D: Shamim Sarif / 79m
Cast: Lisa Ray, Sheetal Sheth, Antonia Frering, Dalip Tahil, Nina Wadia, Ernest Ignatius, Siddiqua Akhtar, Amber Rose Revah, Anya Lahiri, Kimberly Jaraj, Sam Vicenti, Rez Kempton, Darwin Shaw
The daughter of wealthy Christian Palestinians (Frering, Tahil), Tala (Ray) is preparing to get married. Hani (Shaw) is a handsome young businessman, and her fourth fiancé. The wedding is due to take place in Jordan, but Tala lives and works in London. There she meets Leyla (Sheth), the girlfriend of Ali (Kempton), one of Tala’s old college friends. There’s an instant attraction between the two, and soon they are finding excuses to spend time together. A trip to Oxford with one of Tala’s sisters, Lamia (Lahiri), leads to Leyla and Tala sleeping together. But where this emboldens Leyla to acknowledge and embrace her sexuality, Tala cites her family and cultural traditions as reasons why she can’t commit to a relationship with Leyla, and this causes a wedge between them. They go their separate ways, with Tala preparing to enter into a marriage that isn’t what she wants, and Leyla choosing to make a life-changing decision. Time passes, but though both women retain their feelings for each other, it takes one more life-changing decision to allow them the chance of being happy together…
A lighter, less dramatic (and contemporary) version of Sarif’s previous movie, The World Unseen, I Can’t Think Straight is also another adaptation by Sarif of one of her novels. It’s a semi-autobiographical tale where Leyla represents Sarif, and reunites Ray and Sheth in similar roles from The World Unseen. It’s a breezy effort, more concerned with applying humour to events than focusing on the drama, and making the romance between Tala and Leyla more predictable. It’s a movie where the outcome can be guessed within the first ten minutes, and where each character fits neatly into a prescribed stereotype, particularly both sets of parents, with the mothers portrayed as controlling, and resistant to truly supporting their daughters’ happiness, while the fathers are entirely accepting and sympathetic. With the majority of the characters being so agreeable, Sarif has to work hard to make Tala and Leyla’s burgeoning relationship the source of any conflict. And when she does, the same issue that hampers the script elsewhere also comes to the fore: it’s all too inevitable to be completely convincing.
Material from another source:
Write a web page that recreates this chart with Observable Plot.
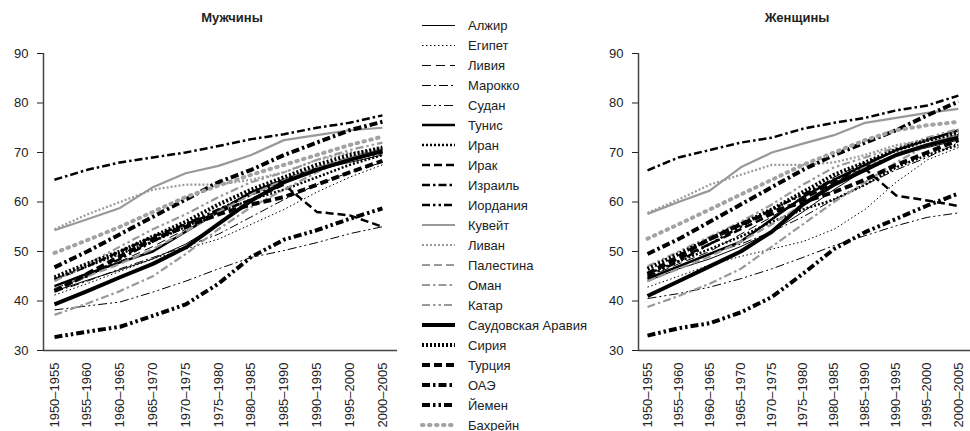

Along the way we’re treated to picture postcard shots of London and Oxford, a battery of supporting characters who are all painted in broad brush strokes, and a polo match where Tala’s hair and make up are immaculate – after she’s taken part (the script does acknowledge this, but even so…). But what really doesn’t help is the dialogue. Clunky and awkward, and often proving the better of the cast – including Ray and Sheth – Sarif and co-screenwriter Kelly Moss have concocted some truly cringeworthy lines that call attention to themselves when they’re uttered. It’s not helpful either that the script is peppered with lumbering references to the Israeli-Palestinian divide, and Tala’s mother voices as many anti-Semitic remarks as she can manage in any given scene. Thankfully, Ray and Sheth manage to make more of Tala and Leyla than is on the page, though the rest of the performances remain perfunctory throughout. As that commonplace conundrum, the difficult second movie, I Can’t Think Straight lacks the persuasiveness and focus of Sarif’s first movie, and suffers accordingly. It’s lightweight and somewhat superficial, and unsure if it’s a rom-com or a rom-dram. In the end it’s an ungainly combination of the two, and though there are occasional moments where the script does work, there aren’t enough of them to make this anything more than disappointing.
Rating: 4/10 – a movie that betrays its low budget production values, and gives the impression its script needed more of a polish, I Can’t Think Straight tells its lesbian love story like it was a meringue, i.e. light and insubstantial; Sarif does her own novel a minimum of justice, and there’s a complacency to the material that hampers it further, making this something of a curio and nothing more.